Y de esta sencilla y sabrosa manera fue como salí inmensamente satisfecho de una comida a la que sólo le pedía cumplir con dignidad. Hizo mucho más que eso, de ahí el excelente recuerdo y la insistencia en sugerir esta casa a mis amigos a la vuelta.


Este es la última entrega de este verano ya lejano en Santiago. Decidí articularlas todas igual, con el restaurante principal y algún local sugerente por el motivo que fuera, asociado a esa misma sensación sin otro vínculo, ni de fecha, ni de ninguna clase. Así que al grato recuerdo de A Tafona tengo que asociar los otros dos, bien distintos, que me dejaron los mejores momentos de esa semana en Compostela, qué menos.


[Suprimido íntegramente el párrafo dedicado al antiguo Descorche, ya que la línea actual del local no tiene nada que ver con la de entonces]

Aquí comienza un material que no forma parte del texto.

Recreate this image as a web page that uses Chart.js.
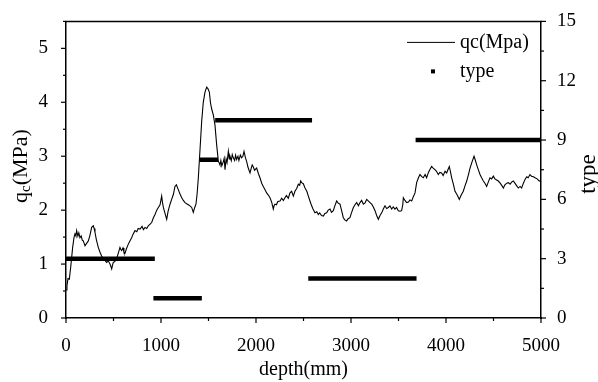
<!DOCTYPE html>
<html lang="en">
  <head>
    <meta charset="UTF-8">
    <title>qc and type vs depth</title>
    <script src="https://cdn.jsdelivr.net/npm/chart.js"></script>
    <style>
      html, body {
        margin: 0;
        padding: 0;
        background: #fff;
      }
      #wrap {
        width: 598px;
        height: 382px;
      }
    </style>
  </head>
  <body>
    <div id="wrap"><canvas id="cptChart"></canvas></div>
    <script>
      // qc trace (depth in mm, qc in MPa)
      const qcDepth = [0, 10, 21, 35, 50, 70, 85, 95, 105, 112, 125, 135, 147, 160, 172, 182, 192, 200, 215, 235,
        250, 270, 288, 296, 305, 320, 340, 358, 375, 393, 410, 428, 445, 463, 472, 481, 490, 498, 515, 533,
        550, 568, 577, 586, 600, 610, 621, 635, 656, 670, 691, 705, 726, 745, 760, 779, 800, 815, 832, 850,
        866, 885, 902, 920, 937, 955, 972, 990, 1007, 1015, 1025, 1045, 1060, 1075, 1095, 1112, 1130, 1147, 1162, 1182,
        1200, 1218, 1235, 1253, 1270, 1288, 1305, 1323, 1340, 1355, 1368, 1380, 1393, 1410, 1428, 1445, 1463, 1481, 1495, 1509,
        1520, 1533, 1551, 1568, 1586, 1604, 1612, 1621, 1630, 1640, 1656, 1665, 1674, 1685, 1695, 1709, 1718, 1726, 1740, 1750,
        1761, 1775, 1785, 1796, 1810, 1820, 1835, 1849, 1862, 1874, 1888, 1902, 1915, 1925, 1937, 1950, 1960, 1972, 1985, 2007,
        2025, 2042, 2060, 2077, 2095, 2112, 2130, 2147, 2165, 2182, 2190, 2200, 2215, 2230, 2253, 2270, 2288, 2305, 2320, 2340,
        2358, 2375, 2393, 2410, 2428, 2446, 2460, 2470, 2481, 2498, 2516, 2535, 2551, 2570, 2586, 2600, 2621, 2640, 2656, 2670,
        2690, 2709, 2725, 2744, 2760, 2779, 2795, 2814, 2830, 2849, 2865, 2884, 2900, 2919, 2935, 2954, 2970, 2989, 3005, 3025,
        3042, 3060, 3078, 3095, 3112, 3130, 3150, 3165, 3182, 3200, 3218, 3235, 3253, 3270, 3288, 3305, 3323, 3340, 3358, 3375,
        3393, 3410, 3428, 3445, 3463, 3480, 3498, 3516, 3533, 3545, 3551, 3568, 3586, 3605, 3620, 3639, 3656, 3674, 3691, 3710,
        3726, 3745, 3761, 3780, 3796, 3815, 3832, 3849, 3865, 3884, 3900, 3919, 3935, 3954, 3970, 3990, 4007, 4020, 4035, 4048,
        4060, 4078, 4095, 4118, 4140, 4160, 4182, 4200, 4218, 4235, 4253, 4275, 4295, 4310, 4323, 4340, 4358, 4375, 4393, 4410,
        4428, 4445, 4463, 4480, 4498, 4515, 4533, 4551, 4570, 4590, 4604, 4620, 4640, 4656, 4675, 4690, 4709, 4725, 4745, 4761,
        4780, 4796, 4815, 4832, 4850, 4865, 4884, 4900, 4920, 4937, 4960, 4982, 5000];
      const qcValues = [0.52, 0.60, 0.73, 0.72, 0.95, 1.31, 1.50, 1.56, 1.52, 1.62, 1.52, 1.58, 1.49, 1.52, 1.44, 1.43, 1.38, 1.34, 1.38, 1.43,
        1.52, 1.68, 1.71, 1.66, 1.59, 1.45, 1.31, 1.22, 1.15, 1.10, 1.07, 1.03, 1.06, 1.00, 0.96, 0.91, 0.98, 1.03, 1.05, 1.10,
        1.20, 1.31, 1.27, 1.25, 1.30, 1.22, 1.20, 1.28, 1.37, 1.42, 1.49, 1.55, 1.62, 1.60, 1.66, 1.65, 1.70, 1.64, 1.68, 1.66,
        1.71, 1.74, 1.77, 1.86, 1.92, 2.00, 2.05, 2.10, 2.26, 2.15, 2.05, 1.92, 1.83, 1.98, 2.11, 2.20, 2.29, 2.44, 2.47, 2.38,
        2.30, 2.23, 2.18, 2.14, 2.12, 2.10, 2.08, 2.05, 1.96, 2.05, 2.11, 2.30, 2.60, 3.10, 3.64, 4.00, 4.19, 4.28, 4.25, 4.19,
        4.00, 3.88, 3.76, 3.58, 3.21, 2.90, 2.88, 2.84, 2.92, 2.82, 2.90, 2.96, 2.75, 2.95, 2.88, 3.09, 2.95, 3.00, 2.92, 3.03,
        2.97, 2.92, 3.02, 2.94, 3.00, 2.92, 3.02, 2.97, 3.00, 3.09, 2.98, 2.90, 2.80, 2.75, 2.69, 2.78, 2.84, 2.80, 2.74, 2.78,
        2.68, 2.60, 2.50, 2.44, 2.38, 2.32, 2.28, 2.23, 2.15, 2.02, 2.08, 2.11, 2.10, 2.16, 2.17, 2.22, 2.18, 2.23, 2.27, 2.22,
        2.32, 2.35, 2.26, 2.35, 2.40, 2.48, 2.46, 2.54, 2.51, 2.49, 2.41, 2.35, 2.26, 2.16, 2.08, 2.02, 1.95, 1.97, 1.92, 1.95,
        1.90, 1.89, 1.94, 1.95, 2.00, 2.02, 1.96, 1.99, 2.08, 2.17, 2.13, 2.11, 2.00, 1.86, 1.82, 1.80, 1.84, 1.86, 1.95, 2.05,
        2.10, 2.14, 2.08, 2.14, 2.18, 2.11, 2.14, 2.20, 2.17, 2.14, 2.11, 2.06, 1.99, 1.90, 1.83, 1.90, 1.95, 2.02, 2.08, 2.03,
        2.05, 2.08, 2.02, 2.06, 2.02, 2.05, 1.99, 1.98, 1.99, 2.10, 2.23, 2.18, 2.14, 2.15, 2.19, 2.17, 2.25, 2.32, 2.51, 2.60,
        2.66, 2.62, 2.60, 2.66, 2.60, 2.70, 2.76, 2.81, 2.78, 2.75, 2.72, 2.66, 2.70, 2.69, 2.64, 2.72, 2.69, 2.75, 2.81, 2.70,
        2.60, 2.48, 2.35, 2.28, 2.20, 2.28, 2.35, 2.45, 2.54, 2.65, 2.78, 2.90, 3.00, 2.92, 2.84, 2.75, 2.66, 2.60, 2.54, 2.50,
        2.44, 2.52, 2.60, 2.58, 2.63, 2.58, 2.56, 2.54, 2.50, 2.45, 2.41, 2.47, 2.50, 2.51, 2.48, 2.52, 2.54, 2.50, 2.45, 2.41,
        2.44, 2.41, 2.50, 2.57, 2.62, 2.60, 2.66, 2.63, 2.62, 2.60, 2.58, 2.54, 2.55];

      // soil type layers (right axis)
      const typeStart = [0, 920, 1405, 1570, 2550, 3680];
      const typeEnd = [935, 1430, 1600, 2590, 3690, 5000];
      const typeValues = [3, 1, 8, 10, 2, 9];

      const xTicks = [0, 1000, 2000, 3000, 4000, 5000];
      const qcTicks = [0, 1, 2, 3, 4, 5];
      const typeTicks = [0, 3, 6, 9, 12, 15];

      const serif = "'Liberation Serif', 'Times New Roman', serif";

      const qcPoints = qcDepth.map((d, i) => ({ x: d, y: qcValues[i] }));
      const typePoints = [];
      typeValues.forEach((t, i) => {
        typePoints.push({ x: typeStart[i], y: t });
        typePoints.push({ x: typeEnd[i], y: t });
        typePoints.push({ x: typeEnd[i], y: null }); // break between layers
      });

      // outward tick marks, top frame line, y titles and the legend box
      const framePlugin = {
        id: 'framePlugin',
        afterDraw(chart) {
          const { ctx, chartArea: a, scales } = chart;
          const seg = (x1, y1, x2, y2) => {
            ctx.beginPath();
            ctx.moveTo(x1, y1);
            ctx.lineTo(x2, y2);
            ctx.stroke();
          };
          ctx.save();
          ctx.strokeStyle = '#000';
          ctx.lineWidth = 1.5;
          seg(a.left - 0.75, a.top, a.right + 0.75, a.top);

          ctx.lineWidth = 1.2;
          for (let v = 0; v <= 5000; v += 500) {
            const px = scales.x.getPixelForValue(v);
            seg(px, a.bottom, px, a.bottom + (v % 1000 === 0 ? 5 : 3));
          }
          for (let v = 0; v <= 5.5; v += 0.5) {
            const py = scales.y.getPixelForValue(v);
            seg(a.left, py, a.left - (v % 1 === 0 ? 5 : 3), py);
          }
          for (let v = 0; v <= 15; v += 1.5) {
            const py = scales.y2.getPixelForValue(v);
            seg(a.right, py, a.right + (v % 3 === 0 ? 5 : 3), py);
          }

          ctx.fillStyle = '#000';
          ctx.textBaseline = 'middle';

          // left title: q_c(MPa)
          const big = '22px ' + serif;
          const small = '15px ' + serif;
          ctx.save();
          ctx.translate(21, 166);
          ctx.rotate(-Math.PI / 2);
          ctx.font = big;
          const wq = ctx.measureText('q').width;
          const wp = ctx.measureText('(MPa)').width;
          ctx.font = small;
          const wc = ctx.measureText('c').width;
          let x0 = -(wq + wc + wp) / 2;
          ctx.textAlign = 'left';
          ctx.font = big;
          ctx.fillText('q', x0, 0);
          ctx.font = small;
          ctx.fillText('c', x0 + wq, 5);
          ctx.font = big;
          ctx.fillText('(MPa)', x0 + wq + wc, 0);
          ctx.restore();

          // right title: type
          ctx.save();
          ctx.translate(589, 174);
          ctx.rotate(-Math.PI / 2);
          ctx.font = '23px ' + serif;
          ctx.textAlign = 'center';
          ctx.fillText('type', 0, 0);
          ctx.restore();

          // legend
          const lx = a.right - 134;
          ctx.font = '20px ' + serif;
          ctx.textAlign = 'left';
          ctx.lineWidth = 1;
          seg(lx, a.top + 21, lx + 48, a.top + 21);
          ctx.fillText(chart.data.datasets[0].label, lx + 53, a.top + 21);
          ctx.fillRect(lx + 24, a.top + 48, 4, 4);
          ctx.fillText(chart.data.datasets[1].label, lx + 53, a.top + 50);
          ctx.restore();
        }
      };

      const tickFont = { family: serif, size: 19 };
      const plain = v => String(v);

      new Chart(document.getElementById('cptChart'), {
        type: 'line',
        data: {
          datasets: [{
            label: 'qc(Mpa)',
            data: qcPoints,
            yAxisID: 'y',
            borderColor: '#000',
            borderWidth: 1.1,
            pointRadius: 0,
            tension: 0
          }, {
            label: 'type',
            data: typePoints,
            yAxisID: 'y2',
            borderColor: '#000',
            borderWidth: 4.5,
            borderCapStyle: 'butt',
            pointRadius: 0,
            spanGaps: false,
            tension: 0
          }]
        },
        options: {
          responsive: true,
          maintainAspectRatio: false,
          animation: false,
          layout: { padding: { top: 21, left: 0, right: 0, bottom: 0 } },
          plugins: {
            legend: { display: false },
            tooltip: { enabled: false }
          },
          scales: {
            x: {
              type: 'linear',
              min: 0,
              max: 5000,
              afterBuildTicks: s => { s.ticks = xTicks.map(v => ({ value: v })); },
              afterFit: s => { s.height = 64; },
              grid: { display: false },
              border: { display: true, color: '#000', width: 1.5 },
              ticks: { color: '#000', font: tickFont, padding: 9, maxRotation: 0, callback: plain },
              title: {
                display: true,
                text: 'depth(mm)',
                color: '#000',
                font: { family: serif, size: 20 },
                padding: { top: 0, bottom: 0 }
              }
            },
            y: {
              position: 'left',
              min: 0,
              max: 5.5,
              afterBuildTicks: s => { s.ticks = qcTicks.map(v => ({ value: v })); },
              afterFit: s => { s.width = 66; },
              grid: { display: false },
              border: { display: true, color: '#000', width: 1.5 },
              ticks: { color: '#000', font: tickFont, padding: 10, callback: plain }
            },
            y2: {
              position: 'right',
              min: 0,
              max: 15,
              afterBuildTicks: s => { s.ticks = typeTicks.map(v => ({ value: v })); },
              afterFit: s => { s.width = 57; },
              grid: { display: false },
              border: { display: true, color: '#000', width: 1.5 },
              ticks: { color: '#000', font: tickFont, padding: 8, callback: plain }
            }
          }
        },
        plugins: [framePlugin]
      });
    </script>
  </body>
</html>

Y como es el final, aportamos algo extra, no sólo una sugerencia complementaria; esta vez, dos. También existe la noche, aunque no hace falta esperar a ella, pero si apetece esa última cerveza, esa copa antes de ir a dormir, la música, la posible sorpresa y algo de magia es fácil que paren por Casa das Crechas. Por lo menos, yo las encontré casi todas las noches. Aquí no explicaré nada más, que cada cual piense qué busca y se disponga a encontrarlo, que ese momento es muy íntimo, cada uno sabrá cómo lo quiere llenar. Hora de balances y de proyectos, hora bruja, melancolía a la que empujan ilusiones, sueños… Cosas muy personales.